Ban Zhao was born in 45 AD and was a writer, a poet, and is the first known female Chinese historian. She also had a deep interest in mathematics and astronomy. She was born in a prominent Chinese family and was home educated by her mother. At the age of 14, she married a local resident, Cao Shishu, who unfortunately died after a few years.
After the death of her husband, she moved with her brother Ban Gu and devoted herself to raising her children and to literature.

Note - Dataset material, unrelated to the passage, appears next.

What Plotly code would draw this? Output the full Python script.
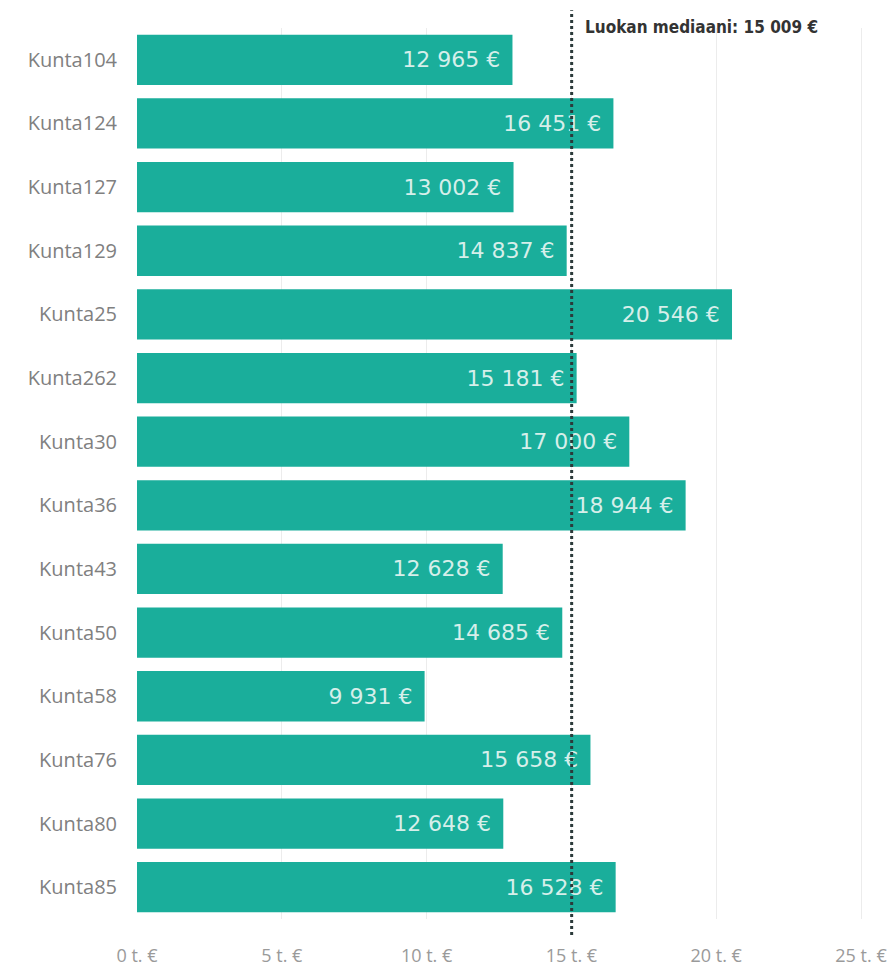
import plotly.graph_objects as go

categories = ["Kunta104", "Kunta124", "Kunta127", "Kunta129", "Kunta25", "Kunta262",
              "Kunta30", "Kunta36", "Kunta43", "Kunta50", "Kunta58", "Kunta76",
              "Kunta80", "Kunta85"]
values = [12965, 16451, 13002, 14837, 20546, 15181, 17000, 18944, 12628, 14685,
          9931, 15658, 12648, 16528]
median_value = 15009
tick_values = [0, 5000, 10000, 15000, 20000, 25000]
tick_labels = ["0 t. €", "5 t. €", "10 t. €", "15 t. €", "20 t. €", "25 t. €"]


def fmt(v):
    return f"{v:,}".replace(",", " ") + " €"


bar_text = [fmt(v) + "\u00a0\u200a" for v in values]

fig = go.Figure()
fig.add_trace(go.Bar(
    x=values, y=categories, orientation="h",
    marker=dict(color="#1aae9b", line=dict(width=0)),
    text=bar_text, textposition="inside", insidetextanchor="end",
    textfont=dict(family="DejaVu Sans", size=22, color="#d6efea"),
    cliponaxis=False,
    hoverinfo="skip",
))

fig.add_shape(type="line", xref="x", yref="paper",
              x0=median_value, x1=median_value, y0=-0.018, y1=1.02,
              line=dict(color="#2b3a3a", width=3, dash="dot"), layer="above")
fig.add_annotation(xref="x", yref="paper", x=median_value, y=1.0,
                   text="<b>Luokan mediaani: " + fmt(median_value) + "</b>",
                   showarrow=False, xanchor="left", yanchor="middle", xshift=11, yshift=1,
                   font=dict(family="DejaVu Sans Condensed", size=17, color="#333333"))

fig.update_layout(
    width=887, height=959,
    margin=dict(l=129, r=0, t=20, b=48, autoexpand=False),
    plot_bgcolor="white", paper_bgcolor="white",
    bargap=0.21,
    showlegend=False,
    xaxis=dict(range=[0, 26174], tickvals=tick_values, ticktext=tick_labels,
               showgrid=True, gridcolor="#ececec", gridwidth=1, zeroline=False,
               showline=False, ticks="", ticklabelstandoff=24,
               tickfont=dict(family="Open Sans", size=18, color="#9a9a9a")),
    yaxis=dict(autorange="reversed", showgrid=False, zeroline=False, showline=False,
               ticks="", ticklabelstandoff=19,
               tickfont=dict(family="Open Sans", size=20, color="#808080")),
)

fig.write_html("out.html")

At the time, her brother was completing their father’s work on the history of the Han Dynasty – “the Book of Han.” Ban Gu was convicted for involvement in palace fraud and was executed in 92 AD. Five years later, Ban Zhao was appointed by the Emperor to take over the authorship of the book.
While working for the Emperor, she also tutored other scholars how to read the texts; she was a teacher in the Dongguan Library, on the language of the Han Shu, and had access to all the books in the Dongguan Imperial Library. The Emperor appointed her to be the teacher of all members of his family, who called her “Cao Dagu”.
Besides the History of the Han, which is one of the best-known histories ever written and the model for all future dynastic histories in China, Zhao also wrote the Confucian moralistic book Lessons for Women. In it, she teaches women to obey literature and their husbands, brothers, fathers etc.
According to her, “Nothing is better than obedience which sacrifices personal opinion.” In her opinion (considering the cultural frame of the time she lived in) if a woman acts with wisdom and obedience she can become a powerful old woman.
Among her students was Empress Deng Sui, who favored Zhao and granted her political power. Zhao became the empress’ lady-in-waiting, and also, the empress made Zhao’s sons officials. As Zhao was also responsible for the library, she managed to rearrange and enlarge it. It is possible that she supervised the copying of manuscripts from bamboo slips and silk onto a recently invented material, paper.
Zhao accompanied her son, Cao Gu, to Chenliu County, where he was appointed as an official. She died in Chenliu County and was deeply mourned by the Empress.